Cache reads dominate the billing in both runs but are excluded here to show the active token usage. DeepSeek spent most of its non-cache tokens on reasoning (28K) — thinking through proof steps before acting. Claude produced nearly 5× more output tokens (48K), reflecting a more verbose tactic-writing style. DeepSeek’s per-token costs are a fraction of Claude’s, which is where the 100× cost difference comes from despite comparable total token counts.
The Videos
Both runs were recorded at 10× speed.
DeepSeek v4 — PCF type preservation (~21 minutes real time)
Claude Opus 4.8 — PCF type preservation (~14 minutes real time)
How rocq-piler Works
The efficiency of these runs comes from the ergonomics of rocq-piler. The key design decisions:
Hash-addressed proof goals.
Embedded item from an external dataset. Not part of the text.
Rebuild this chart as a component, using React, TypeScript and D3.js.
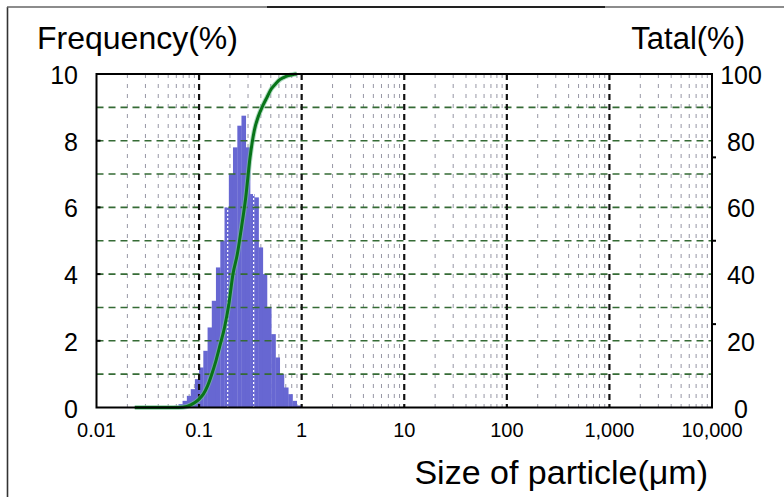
import React from "react";
import * as d3 from "d3";

// ---- data ----
const binEdges = [
  0.057, 0.063, 0.069, 0.076, 0.083, 0.091, 0.1, 0.11, 0.121, 0.133, 0.146,
  0.161, 0.177, 0.195, 0.214, 0.236, 0.259, 0.285, 0.314, 0.345, 0.38, 0.418,
  0.459, 0.505, 0.556, 0.611, 0.672, 0.74, 0.814, 0.895, 0.985,
];
const frequency = [
  0.05, 0.1, 0.2, 0.35, 0.55, 0.85, 1.2, 1.7, 2.4, 3.2, 4.2, 5.0, 6.0, 7.0,
  7.8, 8.45, 8.75, 7.8, 6.4, 6.3, 4.8, 4.0, 3.0, 2.2, 1.5, 1.0, 0.6, 0.4, 0.2,
  0.06,
];
const cumSizes = [
  0.0236, 0.063, 0.076, 0.083, 0.091, 0.1, 0.11, 0.121, 0.133, 0.146, 0.161,
  0.177, 0.195, 0.214, 0.236, 0.259, 0.285, 0.314, 0.345, 0.38, 0.418, 0.459,
  0.505, 0.556, 0.611, 0.672, 0.74, 0.814, 0.895,
];
const cumTotal = [
  0, 0, 0.3, 0.8, 1.5, 2.5, 4, 6.5, 10, 14, 19, 24, 31, 40, 46, 54, 63, 75,
  83, 87.5, 90.5, 93, 95.5, 97, 98.3, 99, 99.5, 99.8, 100,
];
const xTicks = [0.01, 0.1, 1, 10, 100, 1000, 10000];
const leftTicks = [0, 2, 4, 6, 8, 10];
const rightTicks = [0, 20, 40, 60, 80, 100];
const leftGrid = [1, 2, 3, 4, 5, 6, 7, 8, 9];
const rightMarks = [25, 50, 75];
const leftMarks = [2, 4, 6, 8];
const minorMultipliers = [2, 3, 4, 5, 6, 7, 8, 9];
const whiteDotSizes = [0.19, 0.34];

const FONT = "'Liberation Sans', Arial, sans-serif";

export default function App() {
  const L = 96.5, R = 712, T = 74, B = 407.5;
  const x = d3.scaleLog().domain([0.01, 10000]).range([L, R]);
  const yL = d3.scaleLinear().domain([0, 10]).range([B, T]);
  const yR = d3.scaleLinear().domain([0, 100]).range([B, T]);
  const fmt = d3.format(",");

  const minor: number[] = [];
  xTicks.slice(0, -1).forEach((d) => minorMultipliers.forEach((m) => minor.push(d * m)));

  const line = d3
    .line<number>()
    .x((_, i) => x(cumSizes[i]))
    .y((v) => yR(v))
    .curve(d3.curveMonotoneX);

  const bars = frequency.map((v, i) => ({ x0: binEdges[i], x1: binEdges[i + 1], v }));

  return (
    <svg width={784} height={497} style={{ position: "absolute", left: 0, top: 0, background: "#fff" }}
      fontFamily={FONT}>
      <defs>
        <clipPath id="barsClip">
          {bars.map((b, i) => (
            <rect key={i} x={x(b.x0)} y={yL(b.v)} width={x(b.x1) - x(b.x0)} height={B - yL(b.v)} />
          ))}
        </clipPath>
      </defs>
      {/* outer frame */}
      <line x1={7.5} x2={7.5} y1={7} y2={497} stroke="#333" strokeWidth={1.6} />
      <line x1={7} x2={784} y1={7} y2={7} stroke="#666" strokeWidth={1.3} />
      <line x1={267} x2={605} y1={7} y2={7} stroke="#222" strokeWidth={2} />

      {/* minor vertical gridlines */}
      {minor.map((m, i) => (
        <line key={i} x1={x(m)} x2={x(m)} y1={T} y2={B} stroke="#7f7f90" strokeWidth={1}
          strokeDasharray="4,6" opacity={0.8} />
      ))}

      {/* histogram */}
      {bars.map((b, i) => (
        <rect key={i} x={x(b.x0)} y={yL(b.v)} width={x(b.x1) - x(b.x0) + 0.3} height={B - yL(b.v)}
          fill="#6767d2" />
      ))}
      <g clipPath="url(#barsClip)">
        {whiteDotSizes.map((s, i) => (
          <line key={i} x1={x(s)} x2={x(s)} y1={T} y2={B} stroke="#fff" strokeWidth={1.2} strokeDasharray="2,2" />
        ))}
      </g>

      {/* horizontal green gridlines */}
      {leftGrid.map((g) => (
        <line key={g} x1={L} x2={R} y1={yL(g)} y2={yL(g)} stroke="#356b35" strokeWidth={1.6}
          strokeDasharray="7,5" />
      ))}
      {/* decade lines */}
      {xTicks.slice(1, -1).map((t) => (
        <line key={t} x1={x(t)} x2={x(t)} y1={T} y2={B} stroke="#111" strokeWidth={2.2}
          strokeDasharray="6,4" />
      ))}

      {/* cumulative curve */}
      <path d={line(cumTotal) || ""} fill="none" stroke="#7cc39a" strokeWidth={5} opacity={0.6} />
      <path d={line(cumTotal) || ""} fill="none" stroke="#087418" strokeWidth={3} />

      {/* plot frame */}
      <rect x={L} y={T} width={R - L} height={B - T} fill="none" stroke="#000" strokeWidth={2} />
      {leftMarks.map((v) => (
        <line key={v} x1={L} x2={L + 4} y1={yL(v)} y2={yL(v)} stroke="#000" strokeWidth={2} />
      ))}
      {rightMarks.map((v) => (
        <line key={v} x1={R} x2={R + 4} y1={yR(v)} y2={yR(v)} stroke="#000" strokeWidth={2} />
      ))}

      {/* tick labels */}
      {leftTicks.map((v) => (
        <text key={v} x={78} y={yL(v)} dy="0.4em" textAnchor="end" fontSize={25} fill="#000">{v}</text>
      ))}
      {rightTicks.map((v) => (
        <text key={v} x={741} y={yR(v)} dy="0.4em" textAnchor="middle" fontSize={25} fill="#000">{v}</text>
      ))}
      {xTicks.map((t) => (
        <text key={t} x={x(t)} y={437} textAnchor="middle" fontSize={20} fill="#000">{fmt(t)}</text>
      ))}

      {/* titles */}
      <text x={37} y={49} fontSize={32} fill="#000">Frequency(%)</text>
      <text x={745} y={49} textAnchor="end" fontSize={31} fill="#000">Tatal(%)</text>
      <text x={708} y={484} textAnchor="end" fontSize={34} fill="#000">Size of particle(μm)</text>
    </svg>
  );
}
Each open goal in a proof session is assigned a short hash. The LLM can target a specific admit by hash rather than navigating by position, which means multiple goals can be worked on in parallel and in any order. This cuts the token overhead of the heal loop — the cycle of inspecting goals, attempting tactics, and recovering from failures.
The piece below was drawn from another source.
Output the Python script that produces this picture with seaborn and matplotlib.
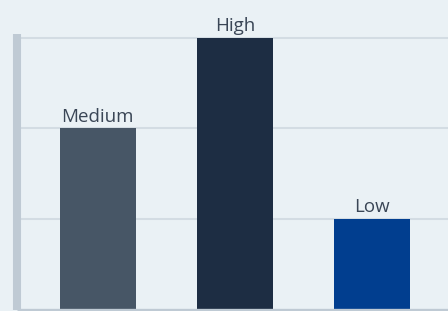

Consistent proof state via coq-lsp. The proof state is maintained by coq-lsp, which provides a live, authoritative view of what Rocq actually believes at any point. The LLM never works from a stale or inconsistent state. If a tactic fails, the state reverts cleanly. This eliminates a whole class of errors that appear in naive LLM-Rocq integrations where the model loses track of what has been proved.
Parallel goal closure. The close_admits tool accepts a portfolio of {hash: tactic} mappings and applies them in batch. Each attempt is a speculative dry-run first — if it closes the goal, the edit is committed; otherwise the admit is left untouched. The LLM can dispatch a whole class of routine goals in a single tool call rather than looping over them one by one.
stratify for case splits. The stratify tool runs a skeleton tactic (e.g. induction Hstep; intros; inversion Ht; subst), closes the easy cases automatically from a portfolio of standard tactics, and labels the survivors as named, hash-addressable admit blocks. The LLM gets a clear map of what remains rather than an undifferentiated list of subgoals.
What This Means
The cost of a mechanised proof is no longer a meaningful barrier. $0.06 for PCF type preservation means formal verification is cheaper than the CI run that checks your tests. The remaining barrier is knowing what to prove and how to state it. That is the problem of specification, not proof. And specification is what humans are best positioned to provide.
The Bigger Picture
Software now accounts for a substantial fraction of global economic activity — the global software industry alone is estimated at over $700 billion annually, and that is before counting the far larger value embedded in software-dependent systems across finance, healthcare, infrastructure, and manufacturing. Every one of those systems ships bugs. Some of those bugs are catastrophic. The reason we tolerate this is not that we want to. It is that rigorous formal verification has historically been too expensive to apply routinely.
That changes when proof costs cents. You can now pay a machine to certify the correctness of a property for less than it costs to file a bug report. It becomes cheaper to prove a postcondition holds than to investigate the incident that happens when it doesn’t.
The most important domain where this matters is software development itself. And the mechanism is vericoding — using verification to drive AI-generated code, insisting on proved properties rather than hoping for correct ones. LLMs write the implementation; the prover checks it; the human agrees on the specification. As LLMs write more of the code, the bottleneck shifts entirely to specification. Commoditised proof means that once you have the specification, checking it costs almost nothing.
This is still early. The proofs being run today are well-studied academic examples. But the economics are already there, and the tooling is improving fast. Vericoding is going to be a large part of how software gets built. We are at the point where the cost of proof is no longer the reason not to do it.
The remaining excuse is not knowing what to prove. That is a harder problem. But it is a much better problem to have.